I read a really, really good book last week by Canadian author Nicole Lundrigan, An Unthinkable Thing.  This gothic murder mystery, set in the late 1950s, tells the story of Thomas Ware, an eleven-year-old boy who lives happily with his Aunt Celia in a small apartment in the inner-city area of Lower Washbourne.  He’s a bit of a dreamer, but loves school as well as his teacher, and his best friend, Wally, lives in the same building.  He was given to his aunt to raise by his mother, Esther, when he was a baby, and he rarely sees her except on birthdays and other special occasions.  This bothers him, but he loves his aunt and tries to make the best of it.  When Celia doesn’t return home one morning, he’s angry with her, thinking that she’s chosen to spend all her time with her new fancy man rather than get him ready for school, but then he learns that she’s been murdered, the latest victim of the Greenlake Killer.  Completely devastated, he is uprooted from all that he calls "home" and is sent to live with his mother on the lavish Henneberry estate in Upper Washbourne where she works as a live-in housekeeper.  Muriel Henneberry, her husband, Dr Henneberry, and their sixteen-year-old son, Martin, live on the estate where Muriel grew up, inheriting it upon her parents’ death.  This wealthy family on this enormous estate appears to be perfect, but of course, all is not what it seems, and slowly, day by day, over the course of the summer, the rot that is hidden beneath the surface is revealed, leading to a single horrific event.
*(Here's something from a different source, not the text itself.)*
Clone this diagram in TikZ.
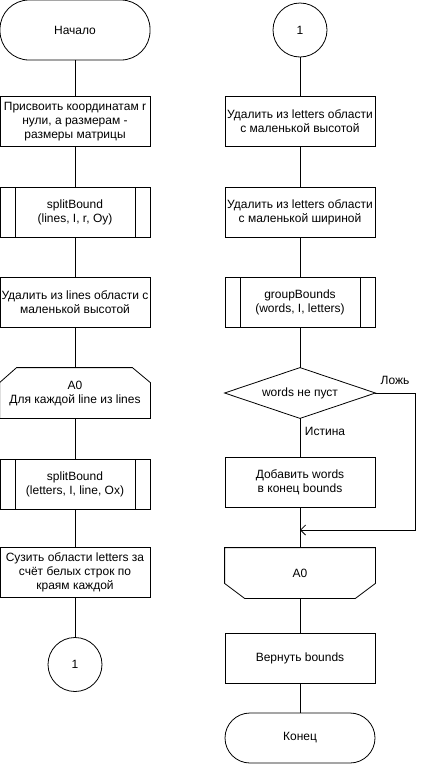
\documentclass[tikz,border=0pt]{standalone}
\usepackage{fontspec}
\setmainfont{Liberation Sans}
\usetikzlibrary{arrows.meta}
\begin{document}
\begin{tikzpicture}[x={(1pt,0)},y={(0,-1pt)},
  line width=0.8pt,
  every node/.style={font=\fontsize{12}{14}\selectfont, align=center, inner sep=0pt},
  proc/.style={draw, minimum width=150pt, minimum height=50pt},
  term/.style={draw, minimum width=150pt, minimum height=50pt, rounded corners=25pt},
  term60/.style={draw, minimum width=150pt, minimum height=60pt, rounded corners=29pt},
  predef/.style={draw, minimum width=150pt, minimum height=50pt,
    path picture={\draw ([xshift=15pt]path picture bounding box.north west) -- ([xshift=15pt]path picture bounding box.south west);
                  \draw ([xshift=-15pt]path picture bounding box.north east) -- ([xshift=-15pt]path picture bounding box.south east);}},
  loopbox/.style={minimum width=150pt, minimum height=50pt},
  conn/.style={draw, circle, minimum size=54pt},
  lbl/.style={font=\fontsize{12}{14}\selectfont}
]
\useasboundingbox (0,0) rectangle (424,774);

% left column
\node[term60] (start) at (75,30) {Начало};
\node[proc] (b1) at (75,121.5) {Присвоить координатам r\\нули, а размерам -\\размеры матрицы};
\node[predef] (sb1) at (75,212) {splitBound\\(lines, I, r, Oy)};
\node[proc] (del) at (75,302) {Удалить из lines области с\\маленькой высотой};
\node[loopbox] (loop) at (75,393) {A0\\Для каждой line из lines};
\draw (loop.south west) -- ([yshift=-15pt]loop.north west) -- ([xshift=17pt]loop.north west)
  -- ([xshift=-18pt]loop.north east) -- ([yshift=-15pt]loop.north east) -- (loop.south east) -- cycle;
\node[predef] (sb2) at (75,484.5) {splitBound\\(letters, I, line, Ox)};
\node[proc] (narrow) at (75,572.5) {Сузить области letters за\\счёт белых строк по\\краям каждой};
\node[conn] (c1) at (75,664.5) {1};

\draw (start) -- (b1);
\draw (b1) -- (sb1);
\draw (sb1) -- (del);
\draw (del) -- (loop);
\draw (loop) -- (sb2);
\draw (sb2) -- (narrow);
\draw (narrow) -- (c1);

% right column
\node[conn] (c2) at (300,30) {1};
\node[proc] (d1) at (300,121.5) {Удалить из letters области\\с маленькой высотой};
\node[proc] (d2) at (300,212) {Удалить из letters области\\с маленькой шириной};
\node[predef] (gb) at (300,302) {groupBounds\\(words, I, letters)};
\node[loopbox] (dia) at (300,393) {words не пуст};
\draw (dia.west) -- (dia.north) -- (dia.east) -- (dia.south) -- cycle;
\node[proc] (add) at (300,482) {Добавить words\\в конец bounds};
\node[loopbox] (lend) at (300,573) {A0};
\draw (lend.north west) -- (lend.north east) -- ([yshift=15pt]lend.south east) -- ([xshift=-20pt]lend.south east)
  -- ([xshift=20pt]lend.south west) -- ([yshift=15pt]lend.south west) -- cycle;
\node[proc] (ret) at (300,658) {Вернуть bounds};
\node[term] (fin) at (300,738) {Конец};

\coordinate (fr) at (415,393);
\coordinate (fb) at (415,530);
\coordinate (mg) at (300,530);

\draw (c2) -- (d1);
\draw (d1) -- (d2);
\draw (d2) -- (gb);
\draw (gb) -- (dia);
\draw (dia) -- (add);
\draw (add) -- (lend);
\draw (lend) -- (ret);
\draw (ret) -- (fin);
\draw[-{Straight Barb[length=5pt,width=10pt]}] (dia.east) -- (fr) -- (fb) -- (mg);

\node[lbl] (lf) at (395,380) {Ложь};
\node[lbl] (lt) at (325,431) {Истина};
\end{tikzpicture}
\end{document}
This was a slow-burning mystery that kept me wanting to find more time to keep reading.  I had two evening meetings this week, and I still managed to finish this on Friday night, it was that unputdownable.  I was thankful for the Epilogue, as it answered all my questions and provided additional details that brought the story to a satisfying, twisty conclusion.  I’ll warn those who are easily shocked that there were some creepy, downright disturbing parts in this book that made me cringe, but I kept reading, sort of like when you cover your eyes but peek through your fingers.  I’ve never read anything by this author, and actually never even really knew of her, but I will definitely try out some of her other books.  

That’s all for today.  Get outside and enjoy the sunshine!